> _Exercise objective_
Identify and copy all lines of the material where the string "with" is found.

> _Dataset_
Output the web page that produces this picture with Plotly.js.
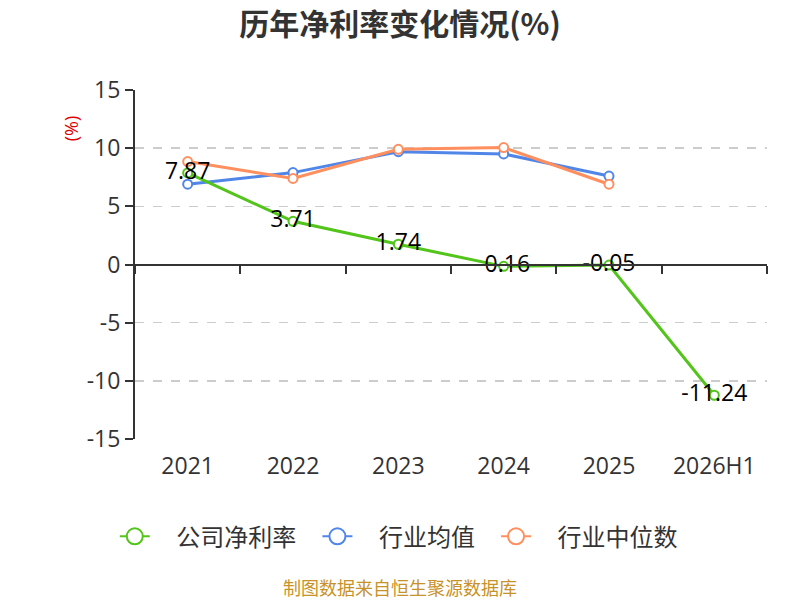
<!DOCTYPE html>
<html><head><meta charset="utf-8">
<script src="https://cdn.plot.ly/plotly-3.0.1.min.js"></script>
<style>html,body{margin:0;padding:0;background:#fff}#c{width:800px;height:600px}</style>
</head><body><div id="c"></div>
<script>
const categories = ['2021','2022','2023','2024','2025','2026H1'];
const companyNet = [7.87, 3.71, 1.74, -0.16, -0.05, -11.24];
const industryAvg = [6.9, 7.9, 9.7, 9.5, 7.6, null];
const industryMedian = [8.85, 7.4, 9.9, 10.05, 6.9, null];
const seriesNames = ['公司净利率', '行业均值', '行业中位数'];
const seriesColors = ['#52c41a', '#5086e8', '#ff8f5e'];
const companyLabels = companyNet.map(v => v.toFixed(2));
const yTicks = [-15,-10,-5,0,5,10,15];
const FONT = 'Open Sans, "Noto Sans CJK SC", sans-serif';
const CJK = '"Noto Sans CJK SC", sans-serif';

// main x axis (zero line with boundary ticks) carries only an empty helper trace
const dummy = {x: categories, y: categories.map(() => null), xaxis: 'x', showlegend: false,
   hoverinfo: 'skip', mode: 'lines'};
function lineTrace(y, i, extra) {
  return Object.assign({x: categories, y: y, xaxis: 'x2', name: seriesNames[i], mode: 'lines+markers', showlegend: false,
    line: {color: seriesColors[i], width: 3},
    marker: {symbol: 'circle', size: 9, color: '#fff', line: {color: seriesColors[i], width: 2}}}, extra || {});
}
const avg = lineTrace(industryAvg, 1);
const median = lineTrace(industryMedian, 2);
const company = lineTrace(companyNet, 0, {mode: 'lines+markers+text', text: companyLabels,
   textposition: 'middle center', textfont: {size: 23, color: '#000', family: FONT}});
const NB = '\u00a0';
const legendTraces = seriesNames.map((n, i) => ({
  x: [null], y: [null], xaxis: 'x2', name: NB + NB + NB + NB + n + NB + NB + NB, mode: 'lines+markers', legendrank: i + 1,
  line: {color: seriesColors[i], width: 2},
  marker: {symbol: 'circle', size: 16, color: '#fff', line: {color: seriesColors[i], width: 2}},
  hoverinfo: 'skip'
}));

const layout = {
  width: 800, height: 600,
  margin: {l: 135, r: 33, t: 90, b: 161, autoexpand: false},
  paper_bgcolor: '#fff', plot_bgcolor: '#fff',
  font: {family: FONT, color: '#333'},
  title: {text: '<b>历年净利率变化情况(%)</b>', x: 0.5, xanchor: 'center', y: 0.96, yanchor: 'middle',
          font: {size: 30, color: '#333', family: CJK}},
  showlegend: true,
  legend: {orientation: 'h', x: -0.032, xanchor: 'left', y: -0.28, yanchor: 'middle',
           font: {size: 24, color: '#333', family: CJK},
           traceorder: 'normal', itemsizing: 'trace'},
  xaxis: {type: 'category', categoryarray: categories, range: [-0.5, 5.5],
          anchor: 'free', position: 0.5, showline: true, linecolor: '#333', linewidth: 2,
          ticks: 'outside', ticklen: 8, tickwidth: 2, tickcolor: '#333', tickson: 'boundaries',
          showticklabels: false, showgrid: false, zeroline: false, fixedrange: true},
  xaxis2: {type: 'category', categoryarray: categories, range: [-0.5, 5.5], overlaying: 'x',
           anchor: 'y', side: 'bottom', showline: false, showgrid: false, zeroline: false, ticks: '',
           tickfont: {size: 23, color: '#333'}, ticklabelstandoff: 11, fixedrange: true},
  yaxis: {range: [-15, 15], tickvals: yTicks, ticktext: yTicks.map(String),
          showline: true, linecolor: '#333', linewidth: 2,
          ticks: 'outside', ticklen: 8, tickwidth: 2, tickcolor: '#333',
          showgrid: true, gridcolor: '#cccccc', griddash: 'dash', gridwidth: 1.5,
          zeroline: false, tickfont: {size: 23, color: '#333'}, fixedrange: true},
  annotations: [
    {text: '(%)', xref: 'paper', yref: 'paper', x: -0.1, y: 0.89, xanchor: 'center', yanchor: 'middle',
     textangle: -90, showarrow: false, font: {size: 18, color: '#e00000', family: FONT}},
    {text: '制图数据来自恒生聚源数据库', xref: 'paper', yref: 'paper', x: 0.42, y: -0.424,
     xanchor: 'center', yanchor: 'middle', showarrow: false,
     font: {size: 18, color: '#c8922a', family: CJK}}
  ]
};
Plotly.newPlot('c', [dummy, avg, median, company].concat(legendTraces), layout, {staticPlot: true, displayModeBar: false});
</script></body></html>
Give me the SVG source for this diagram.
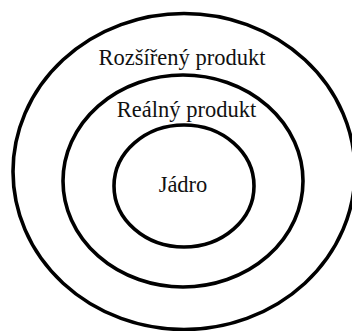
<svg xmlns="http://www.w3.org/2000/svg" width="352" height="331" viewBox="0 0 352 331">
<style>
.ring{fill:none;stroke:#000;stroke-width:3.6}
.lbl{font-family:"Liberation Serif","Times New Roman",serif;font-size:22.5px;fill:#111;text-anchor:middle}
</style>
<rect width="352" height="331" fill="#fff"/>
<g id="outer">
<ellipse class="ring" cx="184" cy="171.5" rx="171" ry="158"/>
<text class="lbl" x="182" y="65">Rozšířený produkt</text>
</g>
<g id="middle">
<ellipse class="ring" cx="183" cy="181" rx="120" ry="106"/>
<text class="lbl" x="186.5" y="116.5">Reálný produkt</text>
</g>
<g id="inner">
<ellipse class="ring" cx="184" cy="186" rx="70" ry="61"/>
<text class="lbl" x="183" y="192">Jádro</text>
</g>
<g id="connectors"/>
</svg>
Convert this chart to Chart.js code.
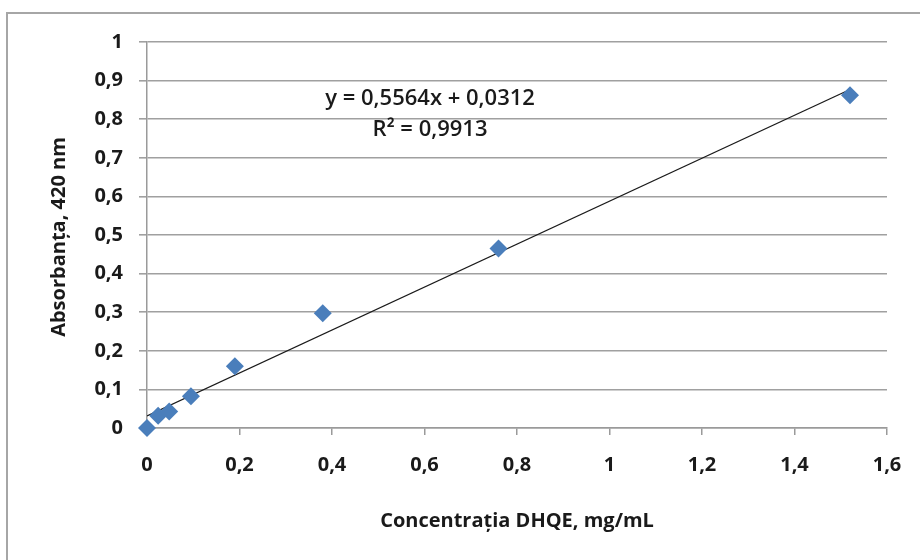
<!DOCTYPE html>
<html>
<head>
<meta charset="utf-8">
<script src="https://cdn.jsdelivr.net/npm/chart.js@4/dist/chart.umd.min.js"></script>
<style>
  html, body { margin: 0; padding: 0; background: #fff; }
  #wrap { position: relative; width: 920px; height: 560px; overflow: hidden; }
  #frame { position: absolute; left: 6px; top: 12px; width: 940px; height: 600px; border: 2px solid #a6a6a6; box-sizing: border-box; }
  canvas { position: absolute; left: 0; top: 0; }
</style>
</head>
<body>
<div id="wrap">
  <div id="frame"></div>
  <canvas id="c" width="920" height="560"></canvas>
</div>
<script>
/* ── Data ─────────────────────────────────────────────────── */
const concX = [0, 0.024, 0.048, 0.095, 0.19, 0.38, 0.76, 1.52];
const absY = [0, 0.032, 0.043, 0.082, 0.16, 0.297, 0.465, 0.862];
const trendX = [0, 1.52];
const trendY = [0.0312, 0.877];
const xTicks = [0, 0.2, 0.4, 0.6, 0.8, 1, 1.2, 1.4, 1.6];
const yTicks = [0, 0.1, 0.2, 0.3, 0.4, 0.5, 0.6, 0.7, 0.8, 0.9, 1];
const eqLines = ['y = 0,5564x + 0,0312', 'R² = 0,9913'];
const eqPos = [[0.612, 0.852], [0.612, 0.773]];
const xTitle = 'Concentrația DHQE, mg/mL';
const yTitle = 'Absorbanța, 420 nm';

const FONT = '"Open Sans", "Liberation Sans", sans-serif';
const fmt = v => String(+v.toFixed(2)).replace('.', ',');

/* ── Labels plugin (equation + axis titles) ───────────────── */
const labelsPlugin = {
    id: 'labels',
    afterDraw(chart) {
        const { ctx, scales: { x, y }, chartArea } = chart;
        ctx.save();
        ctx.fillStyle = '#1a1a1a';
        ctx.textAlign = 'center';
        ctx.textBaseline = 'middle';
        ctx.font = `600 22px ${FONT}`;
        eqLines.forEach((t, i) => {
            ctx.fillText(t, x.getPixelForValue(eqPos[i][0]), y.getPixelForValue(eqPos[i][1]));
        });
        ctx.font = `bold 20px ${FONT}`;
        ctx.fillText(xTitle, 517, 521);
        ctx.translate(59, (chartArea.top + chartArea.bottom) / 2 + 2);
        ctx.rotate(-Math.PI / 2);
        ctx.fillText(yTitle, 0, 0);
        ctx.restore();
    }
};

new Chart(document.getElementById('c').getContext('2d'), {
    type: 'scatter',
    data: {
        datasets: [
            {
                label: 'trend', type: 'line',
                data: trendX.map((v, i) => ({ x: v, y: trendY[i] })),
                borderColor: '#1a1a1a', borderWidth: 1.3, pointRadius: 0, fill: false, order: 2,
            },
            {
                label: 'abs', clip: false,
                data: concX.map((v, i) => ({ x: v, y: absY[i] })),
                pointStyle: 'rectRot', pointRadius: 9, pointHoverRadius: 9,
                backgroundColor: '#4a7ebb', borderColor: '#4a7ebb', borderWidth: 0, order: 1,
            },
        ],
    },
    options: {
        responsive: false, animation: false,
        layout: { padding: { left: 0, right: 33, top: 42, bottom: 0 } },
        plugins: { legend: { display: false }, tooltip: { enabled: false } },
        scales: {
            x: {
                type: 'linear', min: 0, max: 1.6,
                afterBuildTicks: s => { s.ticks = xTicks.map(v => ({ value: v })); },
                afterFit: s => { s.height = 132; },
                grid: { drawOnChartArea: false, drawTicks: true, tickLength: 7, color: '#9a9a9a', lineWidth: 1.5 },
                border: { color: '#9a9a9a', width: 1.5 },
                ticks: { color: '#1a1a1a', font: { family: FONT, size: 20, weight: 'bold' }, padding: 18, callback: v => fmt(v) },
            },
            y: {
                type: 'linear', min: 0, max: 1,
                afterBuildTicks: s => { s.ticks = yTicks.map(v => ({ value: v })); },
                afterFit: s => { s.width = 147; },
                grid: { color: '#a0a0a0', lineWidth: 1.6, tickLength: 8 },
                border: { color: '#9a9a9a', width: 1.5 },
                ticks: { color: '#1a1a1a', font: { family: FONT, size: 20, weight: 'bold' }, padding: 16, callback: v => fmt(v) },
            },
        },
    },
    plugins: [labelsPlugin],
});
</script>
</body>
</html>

> _The completed task_
Output the web page that produces this picture with Plotly.js.
// main x axis (zero line with boundary ticks) carries only an empty helper trace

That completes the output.